▸ **EXERCISE TASK**
Retype the lines beneath this one, from the first through the line containing "import * as". Pictures are left out.

▸ **DATA**
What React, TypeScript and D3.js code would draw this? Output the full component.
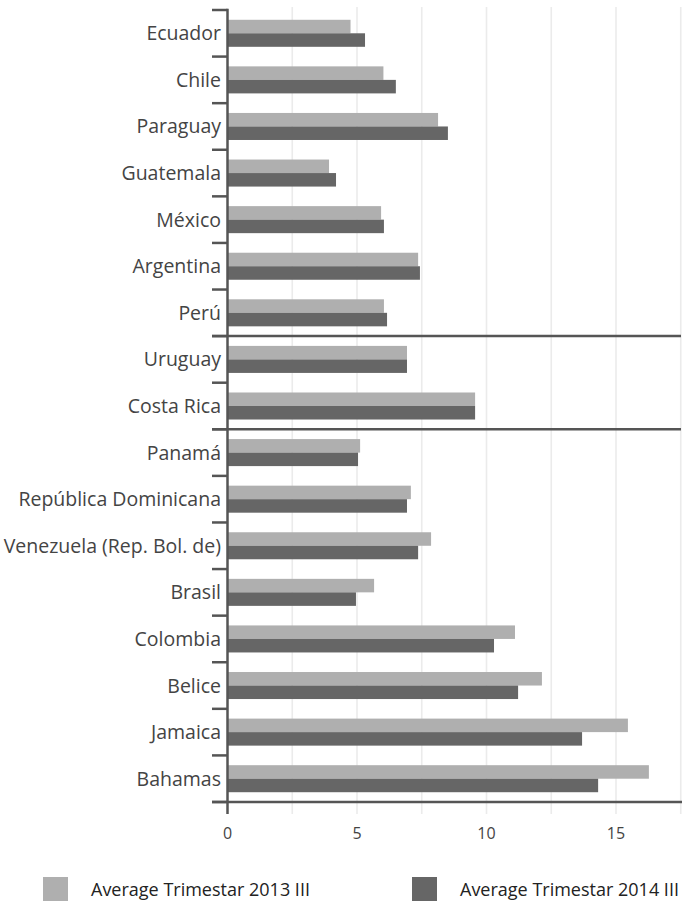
import React from "react";
import * as d3 from "d3";

const categories = [
  "Ecuador", "Chile", "Paraguay", "Guatemala", "México", "Argentina", "Perú",
  "Uruguay", "Costa Rica", "Panamá", "República Dominicana",
  "Venezuela (Rep. Bol. de)", "Brasil", "Colombia", "Belice", "Jamaica", "Bahamas",
];
const series2013 = [4.75, 6.02, 8.13, 3.92, 5.93, 7.36, 6.04, 6.93, 9.56, 5.12, 7.08, 7.86, 5.66, 11.1, 12.14, 15.46, 16.27];
const series2014 = [5.31, 6.5, 8.51, 4.19, 6.04, 7.43, 6.16, 6.93, 9.56, 5.04, 6.93, 7.36, 4.96, 10.29, 11.22, 13.69, 14.31];
const seriesNames = ["Average Trimestar 2013 III", "Average Trimestar 2014 III"];
const xTickLabels = [0, 5, 10, 15];
const gridValues = [2.5, 5, 7.5, 10, 12.5, 15, 17.5];
const separatorAfter = [7, 9];

const COLORS = ["#afafaf", "#666666"];
const AXIS = "#555555";
const FONT = "'Open Sans', 'DejaVu Sans', sans-serif";

export default function App() {
  const W = 687, H = 914;
  const x0 = 227.5;
  const x = d3.scaleLinear().domain([0, 17.5]).range([x0, 680.75]);
  const y = d3.scaleBand<string>().domain(categories).range([10, 802]).paddingInner(0.42).paddingOuter(0.21);
  const sub = d3.scaleBand<string>().domain(seriesNames).range([0, y.bandwidth()]).padding(0);
  const step = y.step();
  const boundary = (i: number) => 10 + i * step;
  const data = categories.map((c, i) => ({ c, v: [series2013[i], series2014[i]] }));

  return (
    <svg width={W} height={H} style={{ position: "absolute", left: 0, top: 0, display: "block" }}>
      <rect width={W} height={H} fill="#fff" />
      {gridValues.map((g) => (
        <line key={g} x1={x(g)} x2={x(g)} y1={7} y2={814} stroke="#ebebeb" strokeWidth={1.6} />
      ))}
      {data.map((d) =>
        d.v.map((v, k) => (
          <rect
            key={d.c + k}
            x={x(0)}
            y={(y(d.c) as number) + (sub(seriesNames[k]) as number)}
            width={x(v) - x(0)}
            height={sub.bandwidth()}
            fill={COLORS[k]}
          />
        ))
      )}
      {d3.range(0, categories.length + 1).map((i) => (
        <line key={"t" + i} x1={212} x2={x0} y1={boundary(i)} y2={boundary(i)} stroke={AXIS} strokeWidth={2.5} />
      ))}
      {separatorAfter.map((i) => (
        <line key={"s" + i} x1={212} x2={681} y1={boundary(i)} y2={boundary(i)} stroke={AXIS} strokeWidth={2.5} />
      ))}
      <line x1={212} x2={682} y1={boundary(categories.length)} y2={boundary(categories.length)} stroke={AXIS} strokeWidth={2.5} />
      <line x1={x0} x2={x0} y1={8.75} y2={814} stroke={AXIS} strokeWidth={2.5} />
      {categories.map((c) => (
        <text
          key={c}
          x={221}
          y={(y(c) as number) + y.bandwidth() / 2}
          dy="0.36em"
          textAnchor="end"
          fontFamily={FONT}
          fontSize={19.5}
          fill="#444"
        >
          {c}
        </text>
      ))}
      {xTickLabels.map((t) => (
        <text key={t} x={x(t)} y={839} textAnchor="middle" fontFamily={FONT} fontSize={16} fill="#444">
          {t}
        </text>
      ))}
      {seriesNames.map((n, k) => (
        <g key={n}>
          <rect x={k === 0 ? 43 : 412} y={877} width={25} height={24} fill={COLORS[k]} />
          <text x={k === 0 ? 91 : 460} y={896} fontFamily={FONT} fontSize={18} fill="#222">
            {n}
          </text>
        </g>
      ))}
    </svg>
  );
}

▸ **OUTPUT FOR THIS EXERCISE**
What React, TypeScript and D3.js code would draw this? Output the full component.
import React from "react";
import * as d3 from "d3";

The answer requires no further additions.